--- BEGIN ---

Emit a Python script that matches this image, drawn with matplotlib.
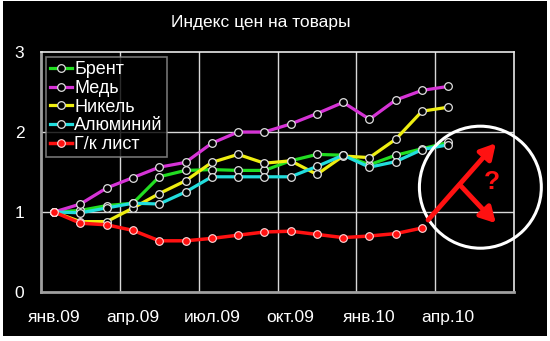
import matplotlib
matplotlib.use("Agg")
import matplotlib.pyplot as plt
from matplotlib.patches import Rectangle, Ellipse
import numpy as np

plt.rcParams['font.family'] = ['Liberation Sans', 'DejaVu Sans']

# months jan.09 .. jun.10 (category axis)
months = ['янв.09', 'фев.09', 'мар.09', 'апр.09', 'май.09', 'июн.09',
          'июл.09', 'авг.09', 'сен.09', 'окт.09', 'ноя.09', 'дек.09',
          'янв.10', 'фев.10', 'мар.10', 'апр.10', 'май.10', 'июн.10']

brent = [1.00, 1.02, 1.08, 1.11, 1.44, 1.52, 1.53, 1.52, 1.52, 1.64, 1.72, 1.71,
         1.59, 1.71, 1.79, 1.87]
copper = [1.00, 1.10, 1.30, 1.43, 1.56, 1.62, 1.86, 2.00, 2.00, 2.10, 2.23, 2.37,
          2.16, 2.40, 2.52, 2.57]
nickel = [1.00, 0.88, 0.88, 1.05, 1.23, 1.39, 1.62, 1.72, 1.61, 1.64, 1.47, 1.70,
          1.68, 1.91, 2.26, 2.31]
alum = [1.00, 0.99, 1.05, 1.11, 1.10, 1.25, 1.44, 1.44, 1.44, 1.44, 1.57, 1.71,
        1.56, 1.63, 1.78, 1.84]
sheet = [1.00, 0.86, 0.84, 0.77, 0.64, 0.64, 0.67, 0.71, 0.75, 0.76, 0.72, 0.68,
         0.70, 0.73, 0.80]

names = ['Брент', 'Медь', 'Никель', 'Алюминий', 'Г/к лист']
colors = ['#22dd22', '#d633d6', '#eeee11', '#22dddd', '#ff1111']
series = [brent, copper, nickel, alum, sheet]

fig = plt.figure(figsize=(5.5, 3.41), dpi=100)
fig.patch.set_facecolor('white')
fig.patches.append(Rectangle((3 / 550, 5 / 341), 544 / 550, 335 / 341,
                             transform=fig.transFigure, facecolor='black',
                             edgecolor='none', zorder=-10))

ax = fig.add_axes([41 / 550, 49 / 341, 473 / 550, 240 / 341])
ax.set_facecolor('black')

for name, col, vals in zip(names, colors, series):
    x = np.arange(len(vals))
    if name == 'Г/к лист':
        ax.plot(x, vals, color=col, lw=2.5, marker='o', ms=5.5,
                mfc=col, mec='#ffdddd', mew=0.8, label=name, zorder=3)
    else:
        ax.plot(x, vals, color=col, lw=2.3, marker='o', ms=5.5,
                mfc='black', mec='#e0e0e0', mew=0.9, label=name, zorder=3)

ax.set_xlim(-0.5, len(months) - 0.5)
ax.set_ylim(0, 3)
ax.set_yticks([0, 1, 2, 3])
ax.set_xticks(np.arange(0, len(months), 3))
ax.set_xticklabels(months[::3])
ax.grid(False)
for xv in np.arange(2.5, len(months) - 1, 3):
    ax.axvline(xv, color='#d8d8d8', lw=1, zorder=1)
for yv in [1, 2]:
    ax.axhline(yv, color='#d8d8d8', lw=1, zorder=1)

ax.tick_params(axis='both', which='both', length=0, colors='white', labelsize=12.5)
ax.tick_params(axis='x', pad=13)
ax.tick_params(axis='y', pad=12)
for s in ['left', 'bottom']:
    ax.spines[s].set_color('#a0a0a0')
    ax.spines[s].set_linewidth(2)
for s in ['top', 'right']:
    ax.spines[s].set_color('#e8e8e8')
    ax.spines[s].set_linewidth(1.2)

leg = ax.legend(loc='upper left', fontsize=13, frameon=True, fancybox=False,
                facecolor='black', edgecolor='#909090', labelcolor='white',
                handlelength=1.2, handletextpad=0.15, labelspacing=0.1,
                borderpad=0.2, borderaxespad=0.3, numpoints=1)
leg.get_frame().set_linewidth(1.2)

fig.text(261 / 550, 1 - 23 / 341, 'Индекс цен на товары', color='white',
         fontsize=12.5, ha='center', va='center')

# question annotation
ax.add_patch(Ellipse((16.22, 1.31), 4.64, 1.525, fill=False, edgecolor='white',
                     lw=2.2, zorder=5, clip_on=False))
arrow_style = '-|>,head_length=0.9,head_width=0.5'
ax.annotate('', xy=(16.81, 1.86), xytext=(14.23, 0.90),
            arrowprops=dict(arrowstyle=arrow_style, color='#ff1111', lw=3.5,
                            shrinkA=0, shrinkB=0),
            zorder=6, annotation_clip=False)
ax.annotate('', xy=(16.81, 0.86), xytext=(15.48, 1.325),
            arrowprops=dict(arrowstyle=arrow_style, color='#ff1111', lw=3.5,
                            shrinkA=0, shrinkB=0),
            zorder=6, annotation_clip=False)
ax.text(16.66, 1.375, '?', color='#ff1111', fontsize=19, fontweight='bold',
        ha='center', va='center', zorder=6)

fig.savefig('out.png', dpi=100, facecolor=fig.get_facecolor())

--- END ---

§ WRITTEN EXERCISE
Only lines that contain the word "matplotlib" are wanted; copy each of them.

§ THE RESPONSE
Emit a Python script that matches this image, drawn with matplotlib.
import matplotlib
matplotlib.use("Agg")
import matplotlib.pyplot as plt
from matplotlib.patches import Rectangle, Ellipse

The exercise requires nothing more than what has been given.